Slot players will be able to use prepaid access cards in Nevada

Slot machines at the Eldorado Casino in downtown Henderson on Friday, June 22, 2012.

Gamblers will soon be able to use prepaid access cards to play slot machines in Nevada, a technological advancement that has some critics concerned that easier access to cash in a casino would broaden problem gambling.

The Nevada Gaming Commission on Thursday approved amendments to two regulations that would allow the use of prepaid access instruments in conjunction with approved wagering accounts.

The amendments take effect immediately, and technical standards will be published soon to guide companies. The amended regulations enable state Gaming Control Board Chairman A.G. Burnett to administratively approve the use of equipment.

New Jersey already allows the use of prepaid access cards. The company that petitioned the Gaming Control Board for regulatory changes, Las Vegas-based Sightline Interactive, has contracts with three companies there.

The changes approved by regulators would give slot players some of the same access to funds enjoyed by race and sports book gamblers and online poker players.

Here’s how it would work: A player who wants to use an access card in a slot machine would first have to register at a casino with identification that verifies a player’s address and date of birth. Registration would also tie a player to a casino’s loyalty card. Players could then load the cards at their banks by transferring funds from a checking or savings account.

Harry Hagerty, president and chief financial officer of Sightline, said his company’s agreement with banks puts limitations on the amount of money that a player could load to an access card — a maximum of $2,000 a day, $4,500 a week and $10,000 a month, and the most a player could put on a card at any time is $25,000.

Regulators also said a player wouldn’t be able to use the card for at least 15 minutes after transferring the funds.

Hagerty said prepaid cards would be a benefit to casinos and players. Casinos, he said, spend an estimated $35 million a year for employees who count money and perform cash accounting. Players, he said, would be safer because those with cards would not be carrying big wads of cash after hitting a jackpot, making them vulnerable to robbers.

“Winning a jackpot can be a dual-edged sword because it can bring additional attention to you from thieves,” Hagerty said.

Players also have complained that fees associated with accessing cash in automatic teller machines are on the rise and that some ATMs charge 4 percent to 8 percent of a withdrawal amount as a fee. Hagerty said focus groups say high ATM fees has become the No. 1 complaint of casino patrons.

Hagerty stressed that only prepaid access cards would work in slot machines, not debit or credit cards.
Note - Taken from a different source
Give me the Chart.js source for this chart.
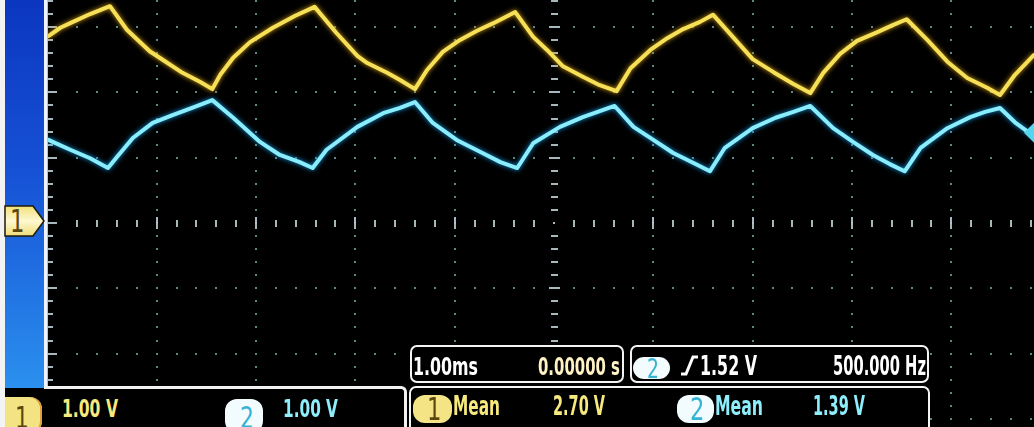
<!DOCTYPE html>
<html>
<head>
<meta charset="utf-8">
<script src="https://cdn.jsdelivr.net/npm/chart.js@4.4.1/dist/chart.umd.min.js"></script>
<style>
  html, body { margin: 0; padding: 0; background: #000; overflow: hidden; }
  #scope { position: relative; width: 1034px; height: 427px; overflow: hidden; background: #000; }
  #scope canvas { position: absolute; left: 0; top: 0; }
  .abs { position: absolute; }
  .box { position: absolute; background: #000; border: 2.5px solid #f4f4f4; border-radius: 7px; box-sizing: border-box; }
  .badge { position: absolute; box-sizing: border-box; }
  .txt { position: absolute; white-space: nowrap; font-family: 'DejaVu Sans Condensed', 'DejaVu Sans', sans-serif;
         font-weight: bold; transform-origin: 0 0; line-height: normal; }
</style>
</head>
<body>
<div id="scope">
  <canvas id="c" width="1034" height="427"></canvas>

  <!-- left side panel -->
  <div class="abs" style="left:0;top:0;width:5px;height:427px;background:#f3f3f3"></div>
  <div class="abs" style="left:5px;top:0;width:40px;height:388px;background:linear-gradient(#0b36c0,#1652d6 45%,#2b90ee)"></div>
  <div class="abs" style="left:44px;top:0;width:3px;height:389px;background:#eef4ff"></div>
  <div class="abs" style="left:47px;top:0;width:1px;height:387px;background:#e8b89a"></div>

  <!-- channel 1 ground marker -->
  <svg class="abs" style="left:0;top:204px" width="48" height="36">
    <defs>
      <linearGradient id="mk" x1="0" y1="0" x2="0" y2="1">
        <stop offset="0" stop-color="#f2e07a"/>
        <stop offset="0.5" stop-color="#fdf8d0"/>
        <stop offset="1" stop-color="#efdc78"/>
      </linearGradient>
    </defs>
    <polygon points="5,2 33,2 44,17 33,32 5,32" fill="url(#mk)" stroke="#1e1a08" stroke-width="1.5"/>
  </svg>

  <!-- bottom channel bar -->
  <div class="abs" style="left:5px;top:388px;width:402px;height:50px;background:#000"></div>
  <div class="abs" style="left:44px;top:386px;width:363px;height:50px;border-top:3px solid #f2f2f2;border-right:3px solid #f2f2f2;border-top-right-radius:6px;box-sizing:border-box"></div>
  <div class="badge" style="left:5px;top:397px;width:37px;height:36px;background:#f4e382;border-radius:0 12px 12px 0;box-shadow:inset -2px 0 0 #e0a040"></div>
  <div class="badge" style="left:225px;top:399px;width:38px;height:34px;background:#f2fcff;border-radius:12px"></div>

  <!-- horizontal / trigger boxes -->
  <div class="box" style="left:410px;top:345px;width:214px;height:38px"></div>
  <div class="box" style="left:630px;top:345px;width:299px;height:38px"></div>
  <div class="badge" style="left:633px;top:357px;width:37px;height:22px;background:#f2fcff;border-radius:11px"></div>
  <svg class="abs" style="left:678px;top:352px" width="24" height="28">
    <polyline points="3,22 8,22 15,5 20,5" fill="none" stroke="#ffffff" stroke-width="3"/>
  </svg>

  <!-- measurement box -->
  <div class="box" style="left:409px;top:386px;width:521px;height:50px"></div>
  <div class="badge" style="left:413px;top:395px;width:39px;height:28px;background:#f5e486;border-radius:12px"></div>
  <div class="badge" style="left:677px;top:395px;width:37px;height:28px;background:#f2fcff;border-radius:12px"></div>
</div>

<script>
// ---- instrument settings (readouts) ----
const ch1VoltsPerDiv = 1.00;
const ch2VoltsPerDiv = 1.00;
const timebaseMsPerDiv = 1.00;
const delaySeconds = 0.0;
const triggerLevelV = 1.52;
const frequencyHz = 500.0;
const ch1MeanV = 2.70;
const ch2MeanV = 1.39;

// ---- visible window (ms, volts) ----
const timeRangeMs = [-5.094, 4.832];
const ch1RangeV = [-3.124, 3.415];
const ch2RangeV = [-2.986, 3.553];

// ---- channel 1 (yellow) samples ----
const ch1TimeMs = [-5.09, -4.97, -4.87, -4.67, -4.47, -4.30, -4.07, -3.94, -3.74, -3.56, -3.44,
  -3.36, -3.23, -3.06, -2.83, -2.61, -2.41, -2.19, -1.98, -1.88, -1.68, -1.55, -1.40,
  -1.28, -1.12, -0.95, -0.78, -0.61, -0.39, -0.21, -0.07, 0.09, 0.29, 0.46, 0.63,
  0.77, 0.97, 1.14, 1.30, 1.47, 1.60, 1.80, 2.00, 2.21, 2.41, 2.58,
  2.71, 2.88, 3.05, 3.25, 3.41, 3.55, 3.76, 3.96, 4.16, 4.36, 4.49, 4.64, 4.83];
const ch1Volts = [2.86, 2.99, 3.06, 3.20, 3.32, 2.96, 2.63, 2.50, 2.30, 2.16, 2.05,
  2.27, 2.53, 2.77, 2.99, 3.17, 3.31, 2.91, 2.56, 2.45, 2.30, 2.19, 2.05,
  2.34, 2.62, 2.80, 2.94, 3.06, 3.23, 2.85, 2.65, 2.40, 2.24, 2.11, 2.02,
  2.37, 2.65, 2.83, 2.97, 3.08, 3.19, 2.85, 2.51, 2.31, 2.13, 1.99,
  2.30, 2.59, 2.79, 2.92, 3.03, 3.12, 2.80, 2.47, 2.22, 2.07, 1.96, 2.27, 2.57];

// ---- channel 2 (cyan) samples ----
const ch2TimeMs = [-5.09, -4.87, -4.67, -4.49, -4.40, -4.24, -4.04, -3.84, -3.63, -3.44,
  -3.23, -2.96, -2.76, -2.56, -2.43, -2.29, -1.98, -1.72, -1.55, -1.40,
  -1.22, -0.98, -0.72, -0.54, -0.37, -0.21, 0.06, 0.29, 0.46, 0.61,
  0.80, 1.00, 1.20, 1.40, 1.57, 1.72, 2.00, 2.23, 2.41, 2.58,
  2.81, 3.01, 3.21, 3.38, 3.53, 3.69, 3.96, 4.19, 4.34, 4.49, 4.64, 4.83];
const ch2Volts = [1.41, 1.26, 1.13, 0.98, 1.15, 1.44, 1.67, 1.79, 1.91, 2.02,
  1.75, 1.38, 1.18, 1.07, 0.98, 1.26, 1.61, 1.82, 1.90, 1.99,
  1.67, 1.41, 1.21, 1.07, 0.98, 1.36, 1.61, 1.76, 1.85, 1.93,
  1.61, 1.41, 1.21, 1.06, 0.93, 1.29, 1.59, 1.75, 1.84, 1.93,
  1.59, 1.38, 1.18, 1.04, 0.93, 1.29, 1.59, 1.76, 1.84, 1.90, 1.68, 1.47];

const pts = (ts, vs) => ts.map((t, i) => ({ x: t, y: vs[i] }));

// graticule: dotted divisions, tick-marked centre axes and left edge
const graticule = {
  id: 'graticule',
  beforeDatasetsDraw(chart) {
    const { ctx, chartArea: a, scales: { x, y } } = chart;
    const dot = 'rgba(105,160,162,0.85)';
    const tick = 'rgba(185,204,210,0.9)';
    ctx.save();
    const colDiv = timebaseMsPerDiv, rowDiv = ch1VoltsPerDiv;
    const kMin = Math.ceil(x.min / colDiv), kMax = Math.floor(x.max / colDiv);
    const jMin = Math.ceil(y.min / rowDiv), jMax = Math.floor(y.max / rowDiv);
    const mMin = Math.ceil(y.min / rowDiv * 5), mMax = Math.floor(y.max / rowDiv * 5);
    const nMin = Math.ceil(x.min / colDiv * 5), nMax = Math.floor(x.max / colDiv * 5);
    // columns
    for (let k = kMin; k <= kMax; k++) {
      if (k <= -5) continue;
      const px = Math.round(x.getPixelForValue(k * colDiv));
      for (let m = mMin; m <= mMax; m++) {
        const py = Math.round(y.getPixelForValue(m / 5 * rowDiv));
        if (k === 0) {
          if (m === 0) { ctx.fillStyle = tick; ctx.fillRect(px - 1, py - 1, 2, 2); continue; }
          const w = (m % 5 === 0) ? 11 : 7;
          ctx.fillStyle = tick; ctx.fillRect(px - Math.floor(w / 2), py - 1, w, 2);
        } else {
          ctx.fillStyle = dot; ctx.fillRect(px - 1, py - 1, 2, 2);
        }
      }
    }
    // rows
    for (let j = jMin; j <= jMax; j++) {
      const py = Math.round(y.getPixelForValue(j * rowDiv));
      for (let n = nMin; n <= nMax; n++) {
        if (n <= -25) continue;
        if (n === 0) continue;
        const px = Math.round(x.getPixelForValue(n / 5 * colDiv));
        if (j === 0) {
          const h = (n % 5 === 0) ? 12 : 7;
          ctx.fillStyle = tick; ctx.fillRect(px - 1, py - Math.floor(h / 2), 2, h);
        } else if (n % 5 !== 0) {
          ctx.fillStyle = dot; ctx.fillRect(px - 1, py - 1, 2, 2);
        }
      }
    }
    // left edge ticks
    for (let m = mMin; m <= mMax; m++) {
      const py = Math.round(y.getPixelForValue(m / 5 * rowDiv));
      const w = (m % 5 === 0) ? 9 : 5;
      ctx.fillStyle = tick; ctx.fillRect(a.left, py - 1, w, 2);
    }
    ctx.restore();
  },
  beforeDatasetDraw(chart, args) {
    const ctx = chart.ctx;
    ctx.save();
    ctx.shadowColor = args.index === 0 ? 'rgba(215,160,20,1)' : 'rgba(20,150,225,1)';
    ctx.shadowBlur = 5;
  },
  afterDatasetDraw(chart) {
    chart.ctx.restore();
  },
  afterDatasetsDraw(chart) {
    // trigger level marker for channel 2 on the right edge
    const { ctx, chartArea: a, scales: { y2 } } = chart;
    const py = y2.getPixelForValue(triggerLevelV);
    ctx.save();
    ctx.fillStyle = '#56d6ec';
    ctx.beginPath();
    ctx.moveTo(a.right - 10, py);
    ctx.lineTo(a.right, py - 10);
    ctx.lineTo(a.right, py + 10);
    ctx.closePath();
    ctx.fill();
    ctx.restore();
  }
};

new Chart(document.getElementById('c'), {
  type: 'line',
  data: {
    datasets: [
      { label: '1', data: pts(ch1TimeMs, ch1Volts), yAxisID: 'y',
        borderColor: '#f5e058', borderWidth: 4, pointRadius: 0, tension: 0,
        borderJoinStyle: 'round', borderCapStyle: 'round' },
      { label: '2', data: pts(ch2TimeMs, ch2Volts), yAxisID: 'y2',
        borderColor: '#8aedfb', borderWidth: 4, pointRadius: 0, tension: 0,
        borderJoinStyle: 'round', borderCapStyle: 'round' }
    ]
  },
  options: {
    responsive: false,
    animation: false,
    devicePixelRatio: 1,
    layout: { padding: { left: 48, right: 0, top: 0, bottom: 0 } },
    plugins: { legend: { display: false }, tooltip: { enabled: false } },
    scales: {
      x: { type: 'linear', min: timeRangeMs[0], max: timeRangeMs[1], display: false },
      y: { min: ch1RangeV[0], max: ch1RangeV[1], display: false },
      y2: { min: ch2RangeV[0], max: ch2RangeV[1], display: false }
    }
  },
  plugins: [graticule]
});

// ---- readout text ----
const fmtV = v => v.toFixed(2) + ' V';
const yellow = '#f7e97e', cyan = '#8eeefb', white = '#ffffff', ink = '#5a480c', teal = '#36b2d4';
const labels = [
  { text: '1', x: 10, base: 232, cap: 23, color: ink, weight: 'normal', k: 0.8 },
  { text: fmtV(ch1VoltsPerDiv), x: 62, w: 56, base: 417, cap: 18.5, color: yellow },
  { text: '1', x: 15, base: 428, cap: 22, color: ink, weight: 'normal', k: 0.8 },
  { text: '2', x: 240, base: 428, cap: 22, color: teal, weight: 'normal', k: 0.8 },
  { text: fmtV(ch2VoltsPerDiv), x: 283, w: 55, base: 417, cap: 18.5, color: cyan },
  { text: timebaseMsPerDiv.toFixed(2) + 'ms', x: 413, w: 65, base: 375, cap: 18, color: white },
  { text: delaySeconds.toFixed(5) + ' s', x: 538, w: 82, base: 375, cap: 18, color: '#fff2c4' },
  { text: '2', x: 647, base: 378, cap: 19, color: teal, weight: 'normal', k: 0.8 },
  { text: fmtV(triggerLevelV), x: 700, w: 57, base: 375, cap: 20, color: white },
  { text: frequencyHz.toFixed(3) + ' Hz', x: 833, w: 93, base: 375, cap: 20, color: white },
  { text: '1', x: 427, base: 420, cap: 23, color: ink, weight: 'normal', k: 0.8 },
  { text: 'Mean', x: 453, w: 47, base: 415, cap: 20, color: yellow },
  { text: fmtV(ch1MeanV), x: 553, w: 52, base: 415, cap: 20, color: yellow },
  { text: '2', x: 690, base: 420, cap: 23, color: teal, weight: 'normal', k: 0.8 },
  { text: 'Mean', x: 715, w: 48, base: 415, cap: 20, color: cyan },
  { text: fmtV(ch2MeanV), x: 813, w: 52, base: 415, cap: 20, color: cyan }
];
const scope = document.getElementById('scope');
labels.forEach(t => {
  const s = document.createElement('span');
  s.className = 'txt';
  s.style.fontSize = (t.cap / 0.729).toFixed(2) + 'px';
  s.style.color = t.color;
  if (t.weight) s.style.fontWeight = t.weight;
  s.textContent = t.text;
  const m = document.createElement('i');
  m.style.cssText = 'display:inline-block;width:0;height:0;vertical-align:baseline';
  s.appendChild(m);
  s.style.left = t.x + 'px';
  s.style.top = '0px';
  scope.appendChild(s);
  s.style.top = (t.base - m.offsetTop) + 'px';
  const natural = s.getBoundingClientRect().width;
  const k = t.w ? t.w / natural : (t.k || 1);
  s.style.transform = 'scaleX(' + k.toFixed(3) + ')';
});
</script>
</body>
</html>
Carol O’Hare, executive director of the Nevada Council on Problem Gambling, said she was concerned about the easy accessibility of funds when the Control Board conducted a workshop meeting about the regulation in January.

O’Hare could not attend Thursday’s meeting but wrote a letter to the commission voicing concern about a change in terminology in the proposed regulation that would require establishment of a “cashless wagering system” instead of a “wagering account.” Commissioners were told the new terminology would expand the types of systems that would be required to comply with the rules.

Former Gaming Control Board Chairman Dennis Neilander, the attorney representing Sightline and also an adviser to the Nevada Council on Problem Gambling, said the company has agreed to place a message about problem gambling that would be visible to a player transferring funds from a bank account to an access card as recommended in January by O’Hare.